Hurricanes may become more common in northeastern US, bringing new risk to major cities

Summary
New research indicates that storms once limited mostly to tropical regions will affect broader swath of the globeWhen Hurricane Sandy made landfall near New York City almost a decade ago, bringing huge storm surges and 7 inches of rain that caused widespread flooding and blackouts, the superstorm was seen as an exceedingly rare event. Though common in regions closer to the equator, including the Caribbean and along the Gulf Coast, such storms rarely make direct strikes on the northeastern U.S.
But a new study suggests that as the planet warms, the storms will become more common in mid-latitude regions—between 30 and 60 degrees latitude in both hemispheres—that include New York City and Boston as well as Beijing, Tokyo and other large cities in eastern Asia and Australia.
“Places like New York, which are not in the deep tropics, have always had hurricanes, but only rarely," said Joshua Studholme, a Yale University climate physicist and the lead author of the study, published last month in the journal Nature Geoscience. “The climatology is changing and that is likely to be a shock."
An expanding hurricane range means more people as well as homes and businesses may be at risk in coastal areas, said Jim Kossin, a former National Oceanic and Atmospheric Administration scientist who wasn’t involved in the new research.
The equatorial region that gives rise to tropical cyclones—known as hurricanes in the Atlantic and typhoons in the western Pacific—will likely expand toward both poles as meteorological conditions conducive to tropical-cyclone formation there become more common.
“Even a small poleward shift in the average latitude where tropical cyclones track can cause very large changes in exposure at higher latitudes," said Dr. Kossin, who now works for The Climate Service, a climate-risk analysis company.

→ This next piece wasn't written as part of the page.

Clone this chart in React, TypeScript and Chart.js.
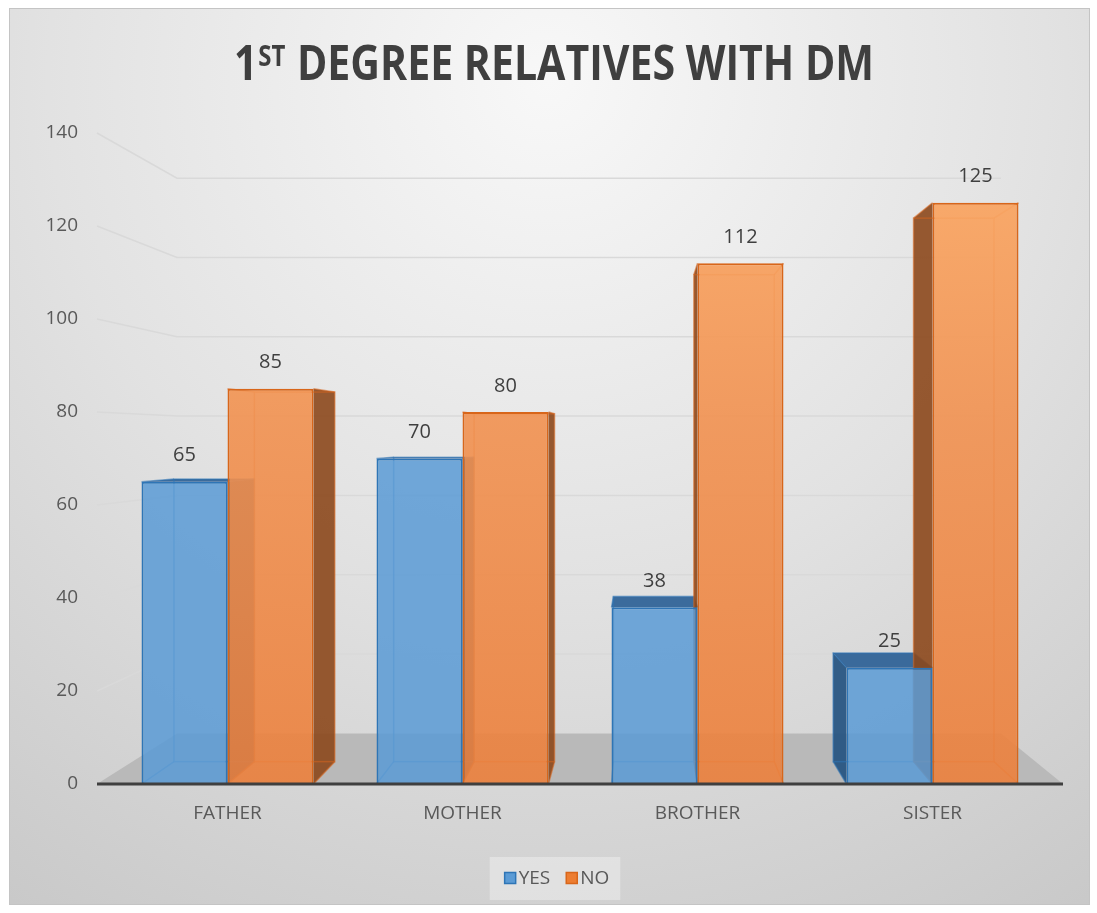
import React, { useEffect, useRef } from "react";
import { Chart, registerables } from "chart.js";

Chart.register(...registerables);

// ---------- data ----------
const categories = ["FATHER", "MOTHER", "BROTHER", "SISTER"];
const yesValues = [65, 70, 38, 25];
const noValues = [85, 80, 112, 125];
const seriesNames = ["YES", "NO"];
const yTickValues = [0, 20, 40, 60, 80, 100, 120, 140];
const titleMain = "1";
const titleSup = "ST";
const titleRest = " DEGREE RELATIVES WITH DM";

// ---------- style ----------
const FONT = '"Open Sans", "Noto Sans", "DejaVu Sans", sans-serif';
const TEXT = "#595959";
const DARK = "#3f3f3f";
const CANVAS_W = 1097;
const CANVAS_H = 913;
const view = { vx: 641, vy: 440, kWall: 0.147, kBar: 0.065, extend: 13 };
const seriesFill = ["#5b9bd5", "#ed7d31"];
const seriesBorder = ["#2e75b6", "#d8661a"];
const sideColors = ["rgba(36,82,128,0.92)", "rgba(140,72,28,0.9)"];
const topColors = ["rgba(50,100,152,0.95)", "rgba(196,98,38,0.95)"];
const edgeColors = ["rgba(46,117,182,0.55)", "rgba(214,100,30,0.55)"];

const proj = (x: number, y: number, k: number): [number, number] => [
  x + (view.vx - x) * k,
  y + (view.vy - y) * k,
];

const decorPlugin = {
  id: "decor3d",
  beforeDraw(chart: any) {
    const ctx = chart.ctx;
    ctx.save();
    ctx.fillStyle = "#ffffff";
    ctx.fillRect(0, 0, chart.width, chart.height);
    const fx = 9, fy = 8, fw = 1081, fh = 897;
    const g = ctx.createRadialGradient(548, 80, 0, 548, 80, 1000);
    g.addColorStop(0, "#f8f8f8");
    g.addColorStop(0.5, "#e2e2e2");
    g.addColorStop(1, "#c8c8c8");
    ctx.fillStyle = g;
    ctx.fillRect(fx, fy, fw, fh);
    ctx.strokeStyle = "#c4c4c4";
    ctx.lineWidth = 1;
    ctx.strokeRect(fx + 0.5, fy + 0.5, fw - 1, fh - 1);
    ctx.restore();
  },
  beforeDatasetsDraw(chart: any) {
    const { ctx, chartArea } = chart;
    const y = chart.scales.y;
    const L = chartArea.left - view.extend;
    const R = chartArea.right + view.extend;
    ctx.save();
    // back wall gridlines
    ctx.strokeStyle = "#d9d9d9";
    ctx.lineWidth = 1.5;
    y.ticks.forEach((t: any) => {
      if (t.value === 0) return;
      const py = y.getPixelForValue(t.value);
      const [bx1, by] = proj(L, py, view.kWall);
      const [bx2] = proj(R, py, view.kWall);
      ctx.beginPath();
      ctx.moveTo(L, py);
      ctx.lineTo(bx1, by);
      ctx.lineTo(bx2, by);
      ctx.stroke();
    });
    // floor
    const base = y.getPixelForValue(0);
    const [f1x, f1y] = proj(L, base, view.kWall);
    const [f2x, f2y] = proj(R, base, view.kWall);
    ctx.fillStyle = "#b9b9b9";
    ctx.beginPath();
    ctx.moveTo(L, base);
    ctx.lineTo(f1x, f1y);
    ctx.lineTo(f2x, f2y);
    ctx.lineTo(R, base);
    ctx.closePath();
    ctx.fill();
    // 3D bar bodies
    chart.data.datasets.forEach((_ds: any, i: number) => {
      const meta = chart.getDatasetMeta(i);
      meta.data.forEach((el: any) => {
        const p = el.getProps(["x", "y", "base", "width"], true);
        const l = p.x - p.width / 2, r = p.x + p.width / 2, t = p.y, b = p.base;
        const [bl, bt] = proj(l, t, view.kBar);
        const [br] = proj(r, t, view.kBar);
        const [, bb] = proj(l, b, view.kBar);
        ctx.fillStyle = sideColors[i];
        if (br > r) {
          ctx.beginPath();
          ctx.moveTo(r, t); ctx.lineTo(br, bt); ctx.lineTo(br, bb); ctx.lineTo(r, b);
          ctx.closePath(); ctx.fill();
        }
        if (bl < l) {
          ctx.beginPath();
          ctx.moveTo(l, t); ctx.lineTo(bl, bt); ctx.lineTo(bl, bb); ctx.lineTo(l, b);
          ctx.closePath(); ctx.fill();
        }
        if (bt < t) {
          ctx.fillStyle = topColors[i];
          ctx.beginPath();
          ctx.moveTo(l, t); ctx.lineTo(r, t); ctx.lineTo(br, bt); ctx.lineTo(bl, bt);
          ctx.closePath(); ctx.fill();
        }
        ctx.strokeStyle = edgeColors[i];
        ctx.lineWidth = 1.5;
        ctx.strokeRect(bl, bt, br - bl, bb - bt);
        ctx.beginPath();
        ctx.moveTo(l, t); ctx.lineTo(bl, bt);
        ctx.moveTo(r, t); ctx.lineTo(br, bt);
        ctx.moveTo(l, b); ctx.lineTo(bl, bb);
        ctx.moveTo(r, b); ctx.lineTo(br, bb);
        ctx.stroke();
      });
    });
    ctx.restore();
  },
  afterDatasetsDraw(chart: any) {
    const { ctx, chartArea } = chart;
    const y = chart.scales.y;
    const base = y.getPixelForValue(0);
    ctx.save();
    ctx.strokeStyle = DARK;
    ctx.lineWidth = 3;
    ctx.beginPath();
    ctx.moveTo(chartArea.left - view.extend, base);
    ctx.lineTo(chartArea.right + view.extend, base);
    ctx.stroke();
    // value labels
    ctx.fillStyle = DARK;
    ctx.font = `20px ${FONT}`;
    ctx.textAlign = "center";
    ctx.textBaseline = "middle";
    chart.data.datasets.forEach((ds: any, i: number) => {
      const meta = chart.getDatasetMeta(i);
      meta.data.forEach((el: any, j: number) => {
        const p = el.getProps(["x", "y"], true);
        ctx.fillText(String(ds.data[j]), p.x, p.y - 26);
      });
    });
    ctx.restore();
  },
  afterDraw(chart: any) {
    const ctx = chart.ctx;
    ctx.save();
    // title with superscript
    const bigFont = `bold 48px ${FONT}`;
    const supFont = `bold 28px ${FONT}`;
    ctx.font = bigFont;
    const w1 = ctx.measureText(titleMain).width;
    const wR = ctx.measureText(titleRest).width;
    ctx.font = supFont;
    const wS = ctx.measureText(titleSup).width + 2;
    const total = w1 + wS + wR;
    const targetW = 640;
    const sx = targetW / total;
    ctx.translate(554 - targetW / 2, 0);
    ctx.scale(sx, 1);
    ctx.fillStyle = DARK;
    ctx.textAlign = "left";
    ctx.textBaseline = "alphabetic";
    ctx.font = bigFont;
    ctx.fillText(titleMain, 0, 80);
    ctx.font = supFont;
    ctx.fillText(titleSup, w1 + 1, 66);
    ctx.font = bigFont;
    ctx.fillText(titleRest, w1 + wS, 80);
    ctx.restore();

    // legend
    ctx.save();
    ctx.font = `19px ${FONT}`;
    const sq = 11, gapT = 3, gapI = 16;
    const names = chart.data.datasets.map((d: any) => d.label);
    const widths = names.map((n: string) => ctx.measureText(n).width);
    let totalL = 0;
    widths.forEach((w: number, i: number) => {
      totalL += sq + gapT + w + (i < widths.length - 1 ? gapI : 0);
    });
    const cx = 557, cy = 878;
    let x = cx - totalL / 2;
    ctx.fillStyle = "rgba(236,236,236,0.55)";
    ctx.fillRect(x - 15, 857, totalL + 26, 43);
    ctx.textBaseline = "middle";
    ctx.textAlign = "left";
    names.forEach((n: string, i: number) => {
      ctx.fillStyle = seriesFill[i];
      ctx.fillRect(x, cy - sq / 2, sq, sq);
      ctx.strokeStyle = seriesBorder[i];
      ctx.lineWidth = 1.5;
      ctx.strokeRect(x, cy - sq / 2, sq, sq);
      x += sq + gapT;
      ctx.fillStyle = TEXT;
      ctx.fillText(n, x, cy + 1);
      x += widths[i] + gapI;
    });
    ctx.restore();
  },
};

export default function App() {
  const ref = useRef<HTMLCanvasElement | null>(null);

  useEffect(() => {
    if (!ref.current) return;
    const orangeFill = (c: any) => {
      const ch = c.chart;
      const ca = ch.chartArea;
      if (!ca) return seriesFill[1];
      const g = ch.ctx.createLinearGradient(0, ca.top, 0, ca.bottom);
      g.addColorStop(0, "rgba(252,170,102,0.94)");
      g.addColorStop(0.45, "rgba(241,145,80,0.9)");
      g.addColorStop(1, "rgba(236,128,60,0.9)");
      return g;
    };
    const chart = new Chart(ref.current, {
      type: "bar",
      data: {
        labels: categories,
        datasets: [
          {
            label: seriesNames[0],
            data: yesValues,
            backgroundColor: "rgba(91,155,213,0.86)",
            borderColor: seriesBorder[0],
            borderWidth: 2,
            categoryPercentage: 0.732,
            barPercentage: 1,
          },
          {
            label: seriesNames[1],
            data: noValues,
            backgroundColor: orangeFill,
            borderColor: seriesBorder[1],
            borderWidth: 2,
            categoryPercentage: 0.732,
            barPercentage: 1,
          },
        ],
      },
      options: {
        responsive: false,
        animation: false,
        devicePixelRatio: 1,
        layout: { padding: { top: 133, left: 0, right: 47, bottom: 79 } },
        plugins: {
          legend: { display: false },
          title: { display: false },
          tooltip: { enabled: false },
        },
        scales: {
          x: {
            grid: { display: false, drawTicks: false },
            border: { display: false },
            ticks: { color: TEXT, font: { family: FONT, size: 19 }, padding: 18 },
            afterFit: (s: any) => { s.height = 50; },
          },
          y: {
            min: 0,
            max: 140,
            grid: { display: false, drawTicks: false },
            border: { display: false },
            ticks: { color: TEXT, font: { family: FONT, size: 19 }, padding: 32 },
            afterBuildTicks: (s: any) => { s.ticks = yTickValues.map((v) => ({ value: v })); },
            afterFit: (s: any) => { s.width = 110; },
          },
        },
      },
      plugins: [decorPlugin],
    } as any);
    return () => chart.destroy();
  }, []);

  return (
    <div style={{ position: "fixed", left: 0, top: 0, width: CANVAS_W, height: CANVAS_H }}>
      <canvas
        ref={ref}
        width={CANVAS_W}
        height={CANVAS_H}
        style={{ display: "block", width: CANVAS_W, height: CANVAS_H }}
      />
    </div>
  );
}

Hurricanes typically develop in regions where prevailing winds are light and the ocean surface temperature is above 80 degrees Fahrenheit. Such conditions are common in tropical regions but have been less so farther from the equator and closer to the poles. As global temperatures rise, however, the jet streams—westerly bands of fast winds that circle up to 9 miles above the Earth—are weakening and shifting in mid-latitude regions. That allows hurricanes and typhoons to form across a wider range.
Over the past 170 years, average global temperatures have risen two degrees Fahrenheit, according to a report issued in August by the Intergovernmental Panel on Climate Change. The report said temperatures would continue to rise by at least 0.7 degrees by 2100, attributing the phenomenon to greenhouse gas emissions “unequivocally caused by human activities," including the burning of fossil fuels.
The last time hurricanes formed at higher latitudes was during the Pliocene epoch, a period between 5.3 million and 2.6 million years ago marked by high temperatures and high levels of atmospheric carbon dioxide, according to the study.
“The tropical cyclones of the 21st century will most probably occupy a wider range of latitudes than at any time during the last three million years," Dr. Studholme said.
His group based the research on satellite observations of current weather as well as simulations of Earth’s past and projections of future weather. Such simulations have limitations, in part because they rely on incomplete data describing how the climate behaved in the past to project future patterns.
“It is very difficult to verify a climate model specifically for long-term multi-decadal changes in global tropical cyclones because of the uncertainty in observations," said Hiroyuki Murakami, a project scientist with NOAA’s Geophysical Fluid Dynamics Laboratory who wasn’t involved in the study. But, he added, it was “reasonable to infer the possible poleward shift in tropical cyclone latitudes in the future" based on the study.
In light of the potential threat, some cities aren’t waiting for precise information.
Last year, New York City Emergency Management updated the city’s coastal-storm plan, using new data to more accurately define areas most at risk of hurricane-related flooding and changing the boundaries of the city’s six hurricane evacuation zones accordingly.
The agency “continues to educate and prepare New Yorkers for the potential impacts of hurricanes, as climate change has increased their frequency and intensity," it said in a statement.
Boston is expanding efforts to prepare for a potentially wet and stormy future, in part by revamping waterfront parks with berms and flood walls to better manage rising waters, and building a new waterfront park designed to withstand hurricanes and catastrophic flooding, according to Rev. Mariama White-Hammond, the city’s chief of Environment, Energy and Open Spaces.
“With hurricanes, we don’t know how and when, but we already know where our low-lying areas are," she said. “We know enough to act."